Your goal: Pictures don't belong in the copy; print all the records exactly.

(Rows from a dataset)
★ ★ ★
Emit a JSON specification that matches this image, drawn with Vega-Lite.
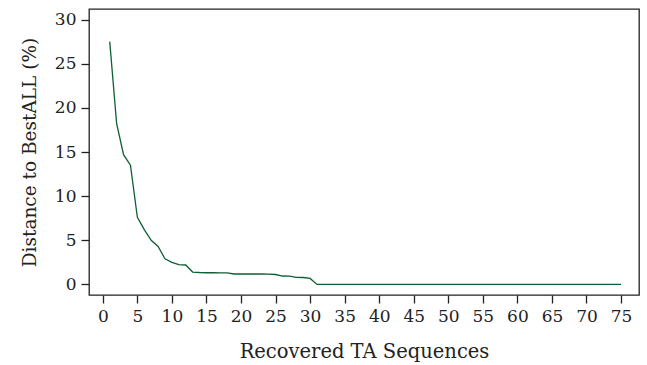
{
  "$schema": "https://vega.github.io/schema/vega-lite/v6.json",
  "width": 550,
  "height": 286,
  "autosize": "none",
  "padding": {"left": 89, "top": 9, "right": 8, "bottom": 70},
  "background": "white",
  "config": {
    "view": {"stroke": "#222222", "strokeWidth": 1.3},
    "axis": {
      "labelFont": "DejaVu Serif",
      "titleFont": "DejaVu Serif",
      "labelFontSize": 17,
      "titleFontSize": 18,
      "labelColor": "#222222",
      "titleColor": "#222222",
      "titleFontWeight": "normal",
      "domain": false,
      "grid": false,
      "tickColor": "#222222",
      "tickWidth": 1.3,
      "tickSize": 8,
      "labelPadding": 5
    }
  },
  "data": {
    "values": [
      {"x": 1, "y": 27.5}, {"x": 2, "y": 18.2}, {"x": 3, "y": 14.7}, {"x": 4, "y": 13.5},
      {"x": 5, "y": 7.6}, {"x": 6, "y": 6.2}, {"x": 7, "y": 5.0}, {"x": 8, "y": 4.3},
      {"x": 9, "y": 2.9}, {"x": 10, "y": 2.5}, {"x": 11, "y": 2.25}, {"x": 12, "y": 2.2},
      {"x": 13, "y": 1.4}, {"x": 14, "y": 1.35}, {"x": 15, "y": 1.32}, {"x": 16, "y": 1.32},
      {"x": 17, "y": 1.3}, {"x": 18, "y": 1.3}, {"x": 19, "y": 1.18}, {"x": 20, "y": 1.18},
      {"x": 21, "y": 1.18}, {"x": 22, "y": 1.18}, {"x": 23, "y": 1.18}, {"x": 24, "y": 1.16},
      {"x": 25, "y": 1.12}, {"x": 26, "y": 0.95}, {"x": 27, "y": 0.93}, {"x": 28, "y": 0.8},
      {"x": 29, "y": 0.78}, {"x": 30, "y": 0.68}, {"x": 31, "y": 0},
      {"x": 32, "y": 0}, {"x": 33, "y": 0}, {"x": 34, "y": 0}, {"x": 35, "y": 0},
      {"x": 36, "y": 0}, {"x": 37, "y": 0}, {"x": 38, "y": 0}, {"x": 39, "y": 0},
      {"x": 40, "y": 0}, {"x": 41, "y": 0}, {"x": 42, "y": 0}, {"x": 43, "y": 0},
      {"x": 44, "y": 0}, {"x": 45, "y": 0}, {"x": 46, "y": 0}, {"x": 47, "y": 0},
      {"x": 48, "y": 0}, {"x": 49, "y": 0}, {"x": 50, "y": 0}, {"x": 51, "y": 0},
      {"x": 52, "y": 0}, {"x": 53, "y": 0}, {"x": 54, "y": 0}, {"x": 55, "y": 0},
      {"x": 56, "y": 0}, {"x": 57, "y": 0}, {"x": 58, "y": 0}, {"x": 59, "y": 0},
      {"x": 60, "y": 0}, {"x": 61, "y": 0}, {"x": 62, "y": 0}, {"x": 63, "y": 0},
      {"x": 64, "y": 0}, {"x": 65, "y": 0}, {"x": 66, "y": 0}, {"x": 67, "y": 0},
      {"x": 68, "y": 0}, {"x": 69, "y": 0}, {"x": 70, "y": 0}, {"x": 71, "y": 0},
      {"x": 72, "y": 0}, {"x": 73, "y": 0}, {"x": 74, "y": 0}, {"x": 75, "y": 0}
    ]
  },
  "mark": {"type": "line", "color": "#0f5f35", "strokeWidth": 1.3, "clip": true},
  "encoding": {
    "x": {
      "field": "x", "type": "quantitative",
      "scale": {"domain": [-2, 77.6], "nice": false, "zero": false},
      "axis": {"values": [0,5,10,15,20,25,30,35,40,45,50,55,60,65,70,75], "title": "Recovered TA Sequences", "titlePadding": 18, "titleFontSize": 19.5}
    },
    "y": {
      "field": "y", "type": "quantitative",
      "scale": {"domain": [-1.2, 31.2], "nice": false, "zero": false},
      "axis": {"values": [0,5,10,15,20,25,30], "title": "Distance to BestALL (%)", "titlePadding": 15, "titleFontSize": 18.5}
    }
  }
}
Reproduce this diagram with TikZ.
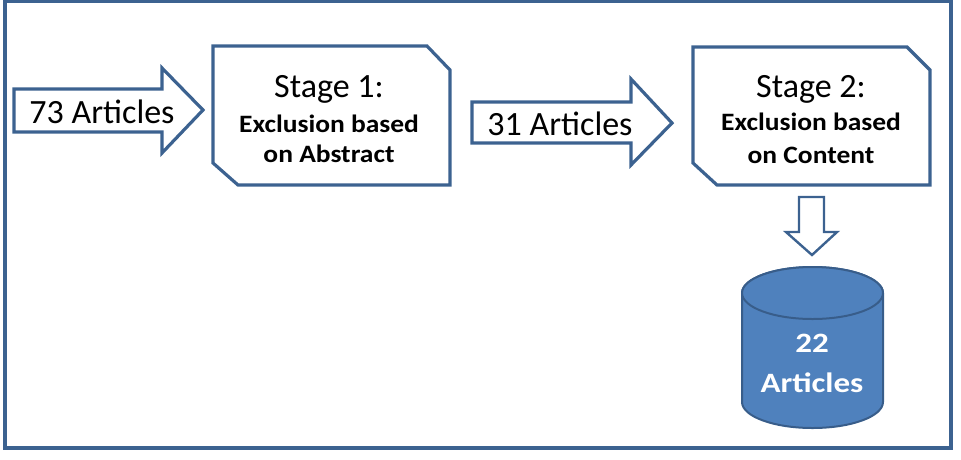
\documentclass[tikz,border=0pt]{standalone}
\usepackage{fontspec}
\setmainfont{Carlito}
\newfontfamily\boldwide[FakeStretch=1.1]{Carlito}
\newfontfamily\boldwider[FakeStretch=1.18]{Carlito}
\definecolor{edge}{HTML}{3C6290}
\definecolor{cylfill}{HTML}{4F81BD}
\definecolor{cyledge}{HTML}{385D8A}
\begin{document}
\begin{tikzpicture}[x=1pt,y=-1pt,
  outline/.style={draw=edge,line width=3.2pt,line join=miter,fill=white},
  big/.style={font=\fontsize{34}{36}\selectfont,inner sep=0pt,anchor=base},
  small/.style={font=\boldwide\bfseries\fontsize{25}{26}\selectfont,inner sep=0pt,anchor=base},
  cyltext/.style={font=\boldwider\bfseries\fontsize{28}{30}\selectfont,inner sep=0pt,anchor=base,text=white}]
\useasboundingbox (0,0) rectangle (961,459);
% outer frame
\draw[draw=edge,line width=3.2pt] (5,1.8) rectangle (951,448);
% arrow 1
\draw[outline] (14,89) -- (162,89) -- (162,68) -- (203,110) -- (162,153) -- (162,132) -- (14,132) -- cycle;
\node[big] (a1) at (102,123) {73 Articles};
% stage 1 box
\draw[outline] (213,46) -- (427,46) -- (450,70) -- (450,185) -- (238,185) -- (213,163) -- cycle;
\node[big] (s1) at (329,97) {Stage 1:};
\node[small] (s1a) at (329,132) {Exclusion based};
\node[small] (s1b) at (329,162) {on Abstract};
% arrow 2
\draw[outline] (472,102) -- (631,102) -- (631,79) -- (672,123) -- (631,165) -- (631,143) -- (472,143) -- cycle;
\node[big] (a2) at (560,135) {31 Articles};
% stage 2 box
\draw[outline] (693,47) -- (907,47) -- (930,70) -- (930,185) -- (717,185) -- (693,163) -- cycle;
\node[big] (s2) at (811,97) {Stage 2:};
\node[small] (s2a) at (811,130) {Exclusion based};
\node[small] (s2b) at (811,163) {on Content};
% down arrow
\draw[draw=edge,line width=2.4pt,fill=white,line join=miter] (799,197) -- (824,197) -- (824,232) -- (837,232) -- (812,255) -- (786,232) -- (799,232) -- cycle;
% cylinder
\draw[draw=cyledge,line width=2pt,fill=cylfill] (742,293) -- (742,402) arc[start angle=180,end angle=0,x radius=70.5,y radius=26] -- (883,293) arc[start angle=0,end angle=-180,x radius=70.5,y radius=26] -- cycle;
\draw[draw=cyledge,line width=2pt,fill=cylfill] (812.5,293) ellipse[x radius=70.5,y radius=26];
\node[cyltext] (c1) at (812,352) {22};
\node[cyltext] (c2) at (812,392) {Articles};
\end{tikzpicture}
\end{document}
★ ★ ★
Result of the task:
Emit a JSON specification that matches this image, drawn with Vega-Lite.
{
  "$schema": "https://vega.github.io/schema/vega-lite/v6.json",
  "width": 550,
  "height": 286,
  "autosize": "none",
  "padding": {"left": 89, "top": 9, "right": 8, "bottom": 70},
  "background": "white",
  "config": {
    "view": {"stroke": "#222222", "strokeWidth": 1.3},
    "axis": {
      "labelFont": "DejaVu Serif",
      "titleFont": "DejaVu Serif",
      "labelFontSize": 17,
      "titleFontSize": 18,
      "labelColor": "#222222",
      "titleColor": "#222222",
      "titleFontWeight": "normal",
      "domain": false,
      "grid": false,
      "tickColor": "#222222",
      "tickWidth": 1.3,
      "tickSize": 8,
      "labelPadding": 5
    }
  },
  "data": {
    "values": [
      {"x": 1, "y": 27.5}, {"x": 2, "y": 18.2}, {"x": 3, "y": 14.7}, {"x": 4, "y": 13.5},
      {"x": 5, "y": 7.6}, {"x": 6, "y": 6.2}, {"x": 7, "y": 5.0}, {"x": 8, "y": 4.3},
      {"x": 9, "y": 2.9}, {"x": 10, "y": 2.5}, {"x": 11, "y": 2.25}, {"x": 12, "y": 2.2},
      {"x": 13, "y": 1.4}, {"x": 14, "y": 1.35}, {"x": 15, "y": 1.32}, {"x": 16, "y": 1.32},
      {"x": 17, "y": 1.3}, {"x": 18, "y": 1.3}, {"x": 19, "y": 1.18}, {"x": 20, "y": 1.18},
      {"x": 21, "y": 1.18}, {"x": 22, "y": 1.18}, {"x": 23, "y": 1.18}, {"x": 24, "y": 1.16},
      {"x": 25, "y": 1.12}, {"x": 26, "y": 0.95}, {"x": 27, "y": 0.93}, {"x": 28, "y": 0.8},
      {"x": 29, "y": 0.78}, {"x": 30, "y": 0.68}, {"x": 31, "y": 0},
      {"x": 32, "y": 0}, {"x": 33, "y": 0}, {"x": 34, "y": 0}, {"x": 35, "y": 0},
      {"x": 36, "y": 0}, {"x": 37, "y": 0}, {"x": 38, "y": 0}, {"x": 39, "y": 0},
      {"x": 40, "y": 0}, {"x": 41, "y": 0}, {"x": 42, "y": 0}, {"x": 43, "y": 0},
      {"x": 44, "y": 0}, {"x": 45, "y": 0}, {"x": 46, "y": 0}, {"x": 47, "y": 0},
      {"x": 48, "y": 0}, {"x": 49, "y": 0}, {"x": 50, "y": 0}, {"x": 51, "y": 0},
      {"x": 52, "y": 0}, {"x": 53, "y": 0}, {"x": 54, "y": 0}, {"x": 55, "y": 0},
      {"x": 56, "y": 0}, {"x": 57, "y": 0}, {"x": 58, "y": 0}, {"x": 59, "y": 0},
      {"x": 60, "y": 0}, {"x": 61, "y": 0}, {"x": 62, "y": 0}, {"x": 63, "y": 0},
      {"x": 64, "y": 0}, {"x": 65, "y": 0}, {"x": 66, "y": 0}, {"x": 67, "y": 0},
      {"x": 68, "y": 0}, {"x": 69, "y": 0}, {"x": 70, "y": 0}, {"x": 71, "y": 0},
      {"x": 72, "y": 0}, {"x": 73, "y": 0}, {"x": 74, "y": 0}, {"x": 75, "y": 0}
    ]
  },
  "mark": {"type": "line", "color": "#0f5f35", "strokeWidth": 1.3, "clip": true},
  "encoding": {
    "x": {
      "field": "x", "type": "quantitative",
      "scale": {"domain": [-2, 77.6], "nice": false, "zero": false},
      "axis": {"values": [0,5,10,15,20,25,30,35,40,45,50,55,60,65,70,75], "title": "Recovered TA Sequences", "titlePadding": 18, "titleFontSize": 19.5}
    },
    "y": {
      "field": "y", "type": "quantitative",
      "scale": {"domain": [-1.2, 31.2], "nice": false, "zero": false},
      "axis": {"values": [0,5,10,15,20,25,30], "title": "Distance to BestALL (%)", "titlePadding": 15, "titleFontSize": 18.5}
    }
  }
}
Reproduce this diagram with TikZ.
\documentclass[tikz,border=0pt]{standalone}
\usepackage{fontspec}
\setmainfont{Carlito}
\newfontfamily\boldwide[FakeStretch=1.1]{Carlito}
\newfontfamily\boldwider[FakeStretch=1.18]{Carlito}
\definecolor{edge}{HTML}{3C6290}
\definecolor{cylfill}{HTML}{4F81BD}
\definecolor{cyledge}{HTML}{385D8A}
\begin{document}
\begin{tikzpicture}[x=1pt,y=-1pt,
  outline/.style={draw=edge,line width=3.2pt,line join=miter,fill=white},
  big/.style={font=\fontsize{34}{36}\selectfont,inner sep=0pt,anchor=base},
  small/.style={font=\boldwide\bfseries\fontsize{25}{26}\selectfont,inner sep=0pt,anchor=base},
  cyltext/.style={font=\boldwider\bfseries\fontsize{28}{30}\selectfont,inner sep=0pt,anchor=base,text=white}]
\useasboundingbox (0,0) rectangle (961,459);
% outer frame
\draw[draw=edge,line width=3.2pt] (5,1.8) rectangle (951,448);
% arrow 1
\draw[outline] (14,89) -- (162,89) -- (162,68) -- (203,110) -- (162,153) -- (162,132) -- (14,132) -- cycle;
\node[big] (a1) at (102,123) {73 Articles};
% stage 1 box
\draw[outline] (213,46) -- (427,46) -- (450,70) -- (450,185) -- (238,185) -- (213,163) -- cycle;
\node[big] (s1) at (329,97) {Stage 1:};
\node[small] (s1a) at (329,132) {Exclusion based};
\node[small] (s1b) at (329,162) {on Abstract};
% arrow 2
\draw[outline] (472,102) -- (631,102) -- (631,79) -- (672,123) -- (631,165) -- (631,143) -- (472,143) -- cycle;
\node[big] (a2) at (560,135) {31 Articles};
% stage 2 box
\draw[outline] (693,47) -- (907,47) -- (930,70) -- (930,185) -- (717,185) -- (693,163) -- cycle;
\node[big] (s2) at (811,97) {Stage 2:};
\node[small] (s2a) at (811,130) {Exclusion based};
\node[small] (s2b) at (811,163) {on Content};
% down arrow
\draw[draw=edge,line width=2.4pt,fill=white,line join=miter] (799,197) -- (824,197) -- (824,232) -- (837,232) -- (812,255) -- (786,232) -- (799,232) -- cycle;
% cylinder
\draw[draw=cyledge,line width=2pt,fill=cylfill] (742,293) -- (742,402) arc[start angle=180,end angle=0,x radius=70.5,y radius=26] -- (883,293) arc[start angle=0,end angle=-180,x radius=70.5,y radius=26] -- cycle;
\draw[draw=cyledge,line width=2pt,fill=cylfill] (812.5,293) ellipse[x radius=70.5,y radius=26];
\node[cyltext] (c1) at (812,352) {22};
\node[cyltext] (c2) at (812,392) {Articles};
\end{tikzpicture}
\end{document}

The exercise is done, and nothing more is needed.